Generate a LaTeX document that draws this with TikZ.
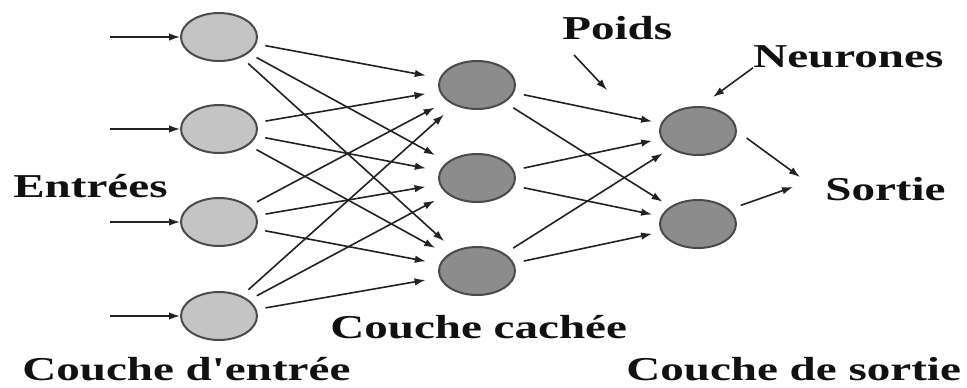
\documentclass[tikz,border=0pt]{standalone}
\usepackage{fontspec}
\setmainfont{Liberation Serif}
\newfontfamily\lblfont[FakeStretch=1.41]{Liberation Serif}
\usetikzlibrary{arrows.meta,shapes.geometric}
\definecolor{inFill}{HTML}{C4C4C4}
\definecolor{darkFill}{HTML}{8C8C8C}
\definecolor{nodeBorder}{HTML}{4A4A4A}
\definecolor{lineCol}{HTML}{222222}
\definecolor{txtCol}{HTML}{111111}
\begin{document}
\begin{tikzpicture}[x=0.02cm,y=-0.02cm,
  neuron/.style={ellipse, draw=nodeBorder, line width=0.04cm, minimum width=1.52cm, minimum height=0.96cm, inner sep=0pt},
  inneur/.style={neuron, fill=inFill},
  darkneur/.style={neuron, fill=darkFill},
  conn/.style={draw=lineCol, line width=0.032cm, -{Latex[length=0.22cm,width=0.15cm]}},
  lbl/.style={font=\lblfont\bfseries\fontsize{19}{22}\selectfont, text=txtCol, inner sep=0pt, anchor=base west}]
\useasboundingbox (0,0) rectangle (967,387);
\fill[white] (0,0) rectangle (967,387);
% input layer
\node[inneur] (i1) at (219,37) {};
\node[inneur] (i2) at (219,129) {};
\node[inneur] (i3) at (219,222) {};
\node[inneur] (i4) at (219,316) {};
% hidden layer
\node[darkneur] (h1) at (477,85) {};
\node[darkneur] (h2) at (477,178) {};
\node[darkneur] (h3) at (477,271) {};
% output layer
\node[darkneur] (o1) at (698,131) {};
\node[darkneur] (o2) at (698,224) {};
% input arrows
\foreach \k/\yy in {1/37,2/129,3/222,4/316}{
  \coordinate (x\k) at (110,\yy);
  \draw[conn] (x\k) -- (i\k);
}
% input -> hidden
\foreach \a in {1,...,4}{
  \foreach \b in {1,2,3}{
    \draw[conn, shorten <=0.18cm, shorten >=0.28cm] (i\a) -- (h\b);
  }
}
% hidden -> output
\foreach \a in {1,2,3}{
  \foreach \b in {1,2}{
    \draw[conn, shorten <=0.2cm, shorten >=0.18cm] (h\a) -- (o\b);
  }
}
% labels
\node[lbl] (poids) at (562,39) {Poids};
\node[lbl] (neur) at (753,67) {Neurones};
\node[lbl] (sortie) at (825,200) {Sortie};
\node[lbl] (entrees) at (13,197) {Entrées};
\node[lbl] (cachee) at (330,338) {Couche cachée};
\node[lbl] (centree) at (22,380) {Couche d'entrée};
\node[lbl] (csortie) at (626,380) {Couche de sortie};
% label arrows
\coordinate (p0) at (574,55);
\coordinate (p1) at (607,90);
\draw[conn] (p0) -- (p1);
\coordinate (n1) at (713,97);
\draw[conn] (neur.south west) -- (n1);
\coordinate (s1) at (800,177);
\coordinate (s2) at (793,187);
\draw[conn, shorten <=0.24cm] (o1.east) -- (s1);
\draw[conn, shorten <=0.24cm] (o2.25) -- (s2);
\end{tikzpicture}
\end{document}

___

• [What you have to do]: Quote in full the listing given above; the images are to be left out.

• [Solution for this task]:
Generate a LaTeX document that draws this with TikZ.
\documentclass[tikz,border=0pt]{standalone}
\usepackage{fontspec}
\setmainfont{Liberation Serif}
\newfontfamily\lblfont[FakeStretch=1.41]{Liberation Serif}
\usetikzlibrary{arrows.meta,shapes.geometric}
\definecolor{inFill}{HTML}{C4C4C4}
\definecolor{darkFill}{HTML}{8C8C8C}
\definecolor{nodeBorder}{HTML}{4A4A4A}
\definecolor{lineCol}{HTML}{222222}
\definecolor{txtCol}{HTML}{111111}
\begin{document}
\begin{tikzpicture}[x=0.02cm,y=-0.02cm,
  neuron/.style={ellipse, draw=nodeBorder, line width=0.04cm, minimum width=1.52cm, minimum height=0.96cm, inner sep=0pt},
  inneur/.style={neuron, fill=inFill},
  darkneur/.style={neuron, fill=darkFill},
  conn/.style={draw=lineCol, line width=0.032cm, -{Latex[length=0.22cm,width=0.15cm]}},
  lbl/.style={font=\lblfont\bfseries\fontsize{19}{22}\selectfont, text=txtCol, inner sep=0pt, anchor=base west}]
\useasboundingbox (0,0) rectangle (967,387);
\fill[white] (0,0) rectangle (967,387);
% input layer
\node[inneur] (i1) at (219,37) {};
\node[inneur] (i2) at (219,129) {};
\node[inneur] (i3) at (219,222) {};
\node[inneur] (i4) at (219,316) {};
% hidden layer
\node[darkneur] (h1) at (477,85) {};
\node[darkneur] (h2) at (477,178) {};
\node[darkneur] (h3) at (477,271) {};
% output layer
\node[darkneur] (o1) at (698,131) {};
\node[darkneur] (o2) at (698,224) {};
% input arrows
\foreach \k/\yy in {1/37,2/129,3/222,4/316}{
  \coordinate (x\k) at (110,\yy);
  \draw[conn] (x\k) -- (i\k);
}
% input -> hidden
\foreach \a in {1,...,4}{
  \foreach \b in {1,2,3}{
    \draw[conn, shorten <=0.18cm, shorten >=0.28cm] (i\a) -- (h\b);
  }
}
% hidden -> output
\foreach \a in {1,2,3}{
  \foreach \b in {1,2}{
    \draw[conn, shorten <=0.2cm, shorten >=0.18cm] (h\a) -- (o\b);
  }
}
% labels
\node[lbl] (poids) at (562,39) {Poids};
\node[lbl] (neur) at (753,67) {Neurones};
\node[lbl] (sortie) at (825,200) {Sortie};
\node[lbl] (entrees) at (13,197) {Entrées};
\node[lbl] (cachee) at (330,338) {Couche cachée};
\node[lbl] (centree) at (22,380) {Couche d'entrée};
\node[lbl] (csortie) at (626,380) {Couche de sortie};
% label arrows
\coordinate (p0) at (574,55);
\coordinate (p1) at (607,90);
\draw[conn] (p0) -- (p1);
\coordinate (n1) at (713,97);
\draw[conn] (neur.south west) -- (n1);
\coordinate (s1) at (800,177);
\coordinate (s2) at (793,187);
\draw[conn, shorten <=0.24cm] (o1.east) -- (s1);
\draw[conn, shorten <=0.24cm] (o2.25) -- (s2);
\end{tikzpicture}
\end{document}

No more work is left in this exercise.